The unaudited consolidated condensed financial statements of Bridgford Foods Corporation (the "Company", "we", "our", "us") for the twelve weeks ended January 20, 2012 and January 21, 2011 have been prepared in conformity with the accounting principles described in the Company's Annual Report on Form 10-K for the fiscal year ended October 28, 2011 (the "Annual Report") and include all adjustments considered necessary by management for a fair presentation of the interim periods.  This report should be read in conjunction with the Annual Report. Due to seasonality and other factors, interim results are not necessarily indicative of the results for the full year.  Recent accounting pronouncements and their effect on the Company are discussed in Management's Discussion and Analysis of Financial Condition and Results of Operations in this Form 10-Q.
 
The October 28, 2011 balance sheet within these interim condensed consolidated financial statements was derived from the audited fiscal 2011 financial statements.
 
The preparation of consolidated financial statements in conformity with accounting principles generally accepted in the United States of America requires management to make estimates and assumptions that affect the reported amounts of assets and liabilities and disclosure of contingent assets and liabilities as of the date of the financial statements and the reported revenues and expenses during the reporting periods. Actual results may vary from these estimates.  Some of the estimates needed to be made by management include the allowance for doubtful accounts, promotional and returns allowances, inventory reserves, the estimated useful lives of property and equipment, and the valuation allowance for the Company’s deferred tax assets. Actual results could materially differ from these estimates.
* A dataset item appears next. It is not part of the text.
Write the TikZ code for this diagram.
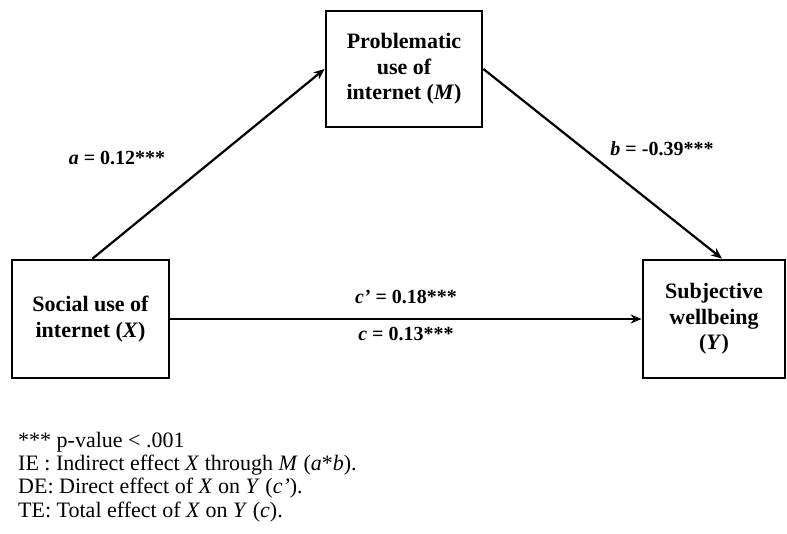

Amounts estimated related to liabilities for self-insured workers’ compensation, employee healthcare and pension benefits are especially subject to inherent uncertainties and these estimated liabilities may ultimately settle at amounts which vary from our current estimates.
 
Financial instruments that subject the Company to credit risk consist primarily of cash and cash equivalents, accounts receivable, accounts payable and accrued payroll, advertising and other expenses.  The carrying amount of these instruments approximate fair market value due to their short term maturity.  At January 20, 2012, the Company had accounts in excess of the Federal Deposit Insurance Corporation insurance coverage limit.  The Company has not experienced any losses in these accounts and believes it is not exposed to any significant credit risk on cash and cash equivalents.  The Company issues credit to a significant number of customers that are diversified over a wide geographic area.  The Company monitors the payment histories of its customers and maintains an allowance for doubtful accounts which is reviewed for adequacy on a quarterly basis.  The Company does not require collateral from its customers.
 
For the twelve weeks ended January 20, 2012, Wal-Mart® accounted for 10.8% of consolidated revenues and 12.9% of consolidated accounts receivable and Dollar General® accounted for 8.1% of consolidated revenues and 20.4% of consolidated accounts receivable.  For the twelve weeks ended January 21, 2011, no customer accounted for more than 10% of consolidated revenue or 20% of consolidated accounts receivable.
 
Management has evaluated events subsequent to January 20, 2012 through the date that the accompanying condensed consolidated financial statements were filed with the Securities and Exchange Commission for transactions and other events which may require adjustments of and/or disclosure in such financial statements.  Future periods relating to current market conditions and volatility in stock markets may cause changes in the measurement of our pension fund liabilities and performance of our life insurance policies and those changes may be significant.